Les Frères Rubinstein, encore et encore. Je ne radoterai pas en disant que c'est excellent, je l'ai déjà fait pour les quatre tomes précédents.
L'histoire continue. 1936, Moïse est une star d'Hollywood. Scénariste puis réalisateur, il est l'auteur bankable que les studios choient. Sa vie familiale aussi est en plein tourbillon avec la naissance de jumeaux qui prennent une place énorme dans le cercle privé du jeune homme. Moïse essaie aussi, sans grand succès, de « caser », tant professionnellement que sexuellement, son frère Salomon. Ce dernier milite de plus en plus activement, en compagnie notamment de Kabira Schwartz, contre l'antisémitisme américain et pour une prise de conscience du fléau qui menace les Juifs d'Europe.
C'est que Salomon a découvert la politique d'Hollywood à l'endroit d'Hitler, un pacte avec Satan qui consiste à donner un droit de regard à l'Etat nazi sur les films tournés (jusqu'au retournage de certaines scènes et/ou à l'aryanisation de personnages) en contrepartie de la poursuite de leur distribution dans le Reich. Cette pratique, concrètement pilotée par le consul allemand Georg Gyssling et justifiée par la nécessité de préserver les emplois du secteur en Allemagne et en Californie, et sans doute aussi les profits des studios, conduisit Hollywood – d'habitude si prompte à s'indigner – a être très accommodante à l'endroit de l'Allemagne nazie dans ses productions.
Après un coup d'éclat étouffé dans l’œuf, Salomon parvient à convaincre Harry Warner – et en dépit de l'avis de son frère Jack – de la nécessité d'agir contre les visées du IIIe Reich. Il est alors envoyé en mission documentaire secrète dans le nouvel empire allemand. C'est sans doute par là que se rejoindront les deux fils temporels, le californien et celui qui conduit le jeune homme à être emprisonné dans le camp d'extermination de Sobibor.
Dans le fil Sobibor justement, la fin est proche. Au-delà des exactions et atrocités qui constituent la norme dans le camp, les déportés les plus conscients sentent de plus en plus que, revers militaires allemands aidant, la liquidation du camp approche. Il devient alors plus que jamais urgent de fuir avant l'issue fatale. L'opportunité de le faire se présentera sous la forme d'un contingent de prisonniers soviétiques qui apporte un sang combattant et encore peu usé par les privations dans le camp. Reste à s'organiser et à trouver le bon plan et le bon moment, sans trop tarder – ironiquement, l'aide des capos sera peut-être décisive.

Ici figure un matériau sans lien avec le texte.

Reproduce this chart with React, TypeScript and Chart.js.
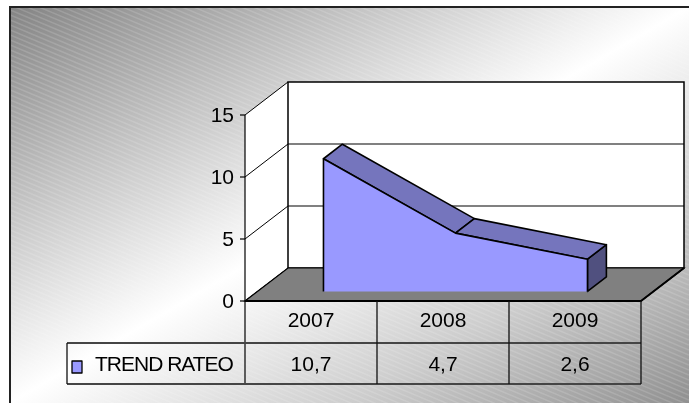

Comme dans les tomes précédents, Brunschwig met en images les deux faces d'une pièce unique avec le personnage dual des frères Rubinstein. Ethique de conviction contre éthique de responsabilité, instinct de survie familiale et personnelle contre prise de risque calculée pour l'atteinte d'un but plus noble, Moïse et Salomon sont deux aspects opposés mais aussi nécessaires l'un que l'autre de la prise en compte d'une situation de péril jamais vue auparavant.
Avec grande finesse dans le développement et grande maîtrise narrative dans l'entremêlement des fils, Brunschwig met en scène une forme d'aveuglement que symbolise bien le personnage d'Harry Warner qui fraie par nécessité avec une femme d'origine allemande au background politique plus qu'inquiétant.
Aveuglement, volonté de ne pas croire au pire, Billy Wilder, Juif d'origine autrichienne, résuma plus tard le tout en une formule lapidaire : « Les pessimistes ont fini à Hollywood, et les optimistes à Auschwitz. »
Enfin, et pour que les choses soient claires si elles ne l'étaient pas déjà assez, Brunschwig ne néglige pas non plus l'histoire événementielle en plaçant Salomon au cœur de la Nuit de cristal et de la crise de la déportation des Juifs polonais vers la Pologne qui donna l'occasion à ce pays d'exprimer tout son antisémitisme. Le jeune homme témoigne alors pour son temps comme Brunschwig pour le notre.
Toujours aussi réussi et poignant, ce nouveau tome des Frères Rubinstein n'est pas qu'une très bonne lecture, c'est aussi une leçon d'histoire et une utile piqûre de rappel.